Auguissa, Njie et Ocampos ont pris du galon
Avec ses qualités et ses défauts, Njie, auteur de 5 buts depuis le début de saison, est alors devenu le représentant d'un groupe que l'on n’attendait pas dans l'effectif du club. Son explosivité et sa vitesse ne gomment pas sa maladresse, mais il en a fait assez pour jouer un rôle important. Ses performances ont comblé la disette de Valère Germain tout en assurant la transition à un poste où Konstantínos Mítroglou n'était pas encore entré en scène. Après ses premiers pas, le buteur grec, pataud, n'a pas convaincu grand monde et Njie aura encore du temps de jeu.
Le saviez-vous ? Clinton Njie est le meilleur buteur de l'OM en Ligue 1 avec Florian Thauvin (5 buts)
Dans le même veine, Lucas Ocampos a lui aussi marqué des points. Après deux prêts en Italie, l'Argentin est revenu en odeur de sainteté. C'est une sorte de chien fou de l'attaque parfois frustrant, pas très académique et un peu gauche, mais il est infatigable, tenace et roublard. Les mots de Rudi Garcia résument l'idée. "C'est un coéquipier modèle. Un joueur capable d'éliminer, celui qui a le plus gros volume de jeu de tout le groupe, celui qui fait plus d'efforts offensifs et défensifs, parfois aux dépens d'une certaine lucidité dans les vingt derniers mètres. Il est tellement généreux…". Depuis le début de saison, Ocampos, souvent aligné côté gauche, a empilé quatre buts - tous décisifs.
Si Garcia a donc fait émerger des lieutenants devant, l'entraîneur de l'OM a surtout eu le mérite de rectifier le milieu. Trop exposée dans le cœur du jeu quand elle n'avait pas le ballon, son équipe a retrouvé un équilibre. Elle a appris à souffrir, déjà, et elle le récupère plus rapidement, surtout. Le 'Classico' contre Paris (2-2) a mis en lumière cette nouvelle façon de faire. Dans le rôle de la tête d'affiche, Luiz Gustavo en a montré un peu plus que les autres.

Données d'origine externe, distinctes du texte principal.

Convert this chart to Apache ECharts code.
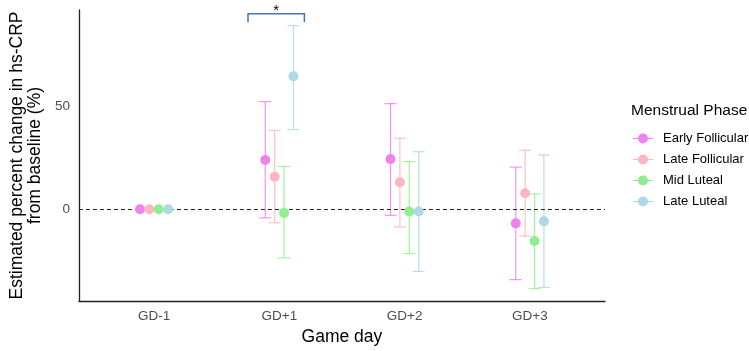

Il personnifie la méthode. Et dans son sillage, André-Frank Zambo Anguissa enchaîne aussi les prestations remarquées, à tel point que l'activité du jeune international Camerounais est aujourd'hui indispensable dans le circuit de l'équipe. Ajoutons Jordan Amavi derrière, qui a rapidement profité des déboires de Patrice Evra pour s'imposer sur le côté gauche.
Avec ce nouveau puzzle, l'OM avance et peut penser à la suite. L'esthétique reviendra. Florian Thauvin a un peu plus de confort pour déclencher ses coups de patte. Dimitri Payet fait jouer les autres en numéro 10 et la charnière centrale, menée par un Rami solide, a gagné en sérénité. Marseille respire. Les rôles ont été distribués, enfin. Et le film a commencé.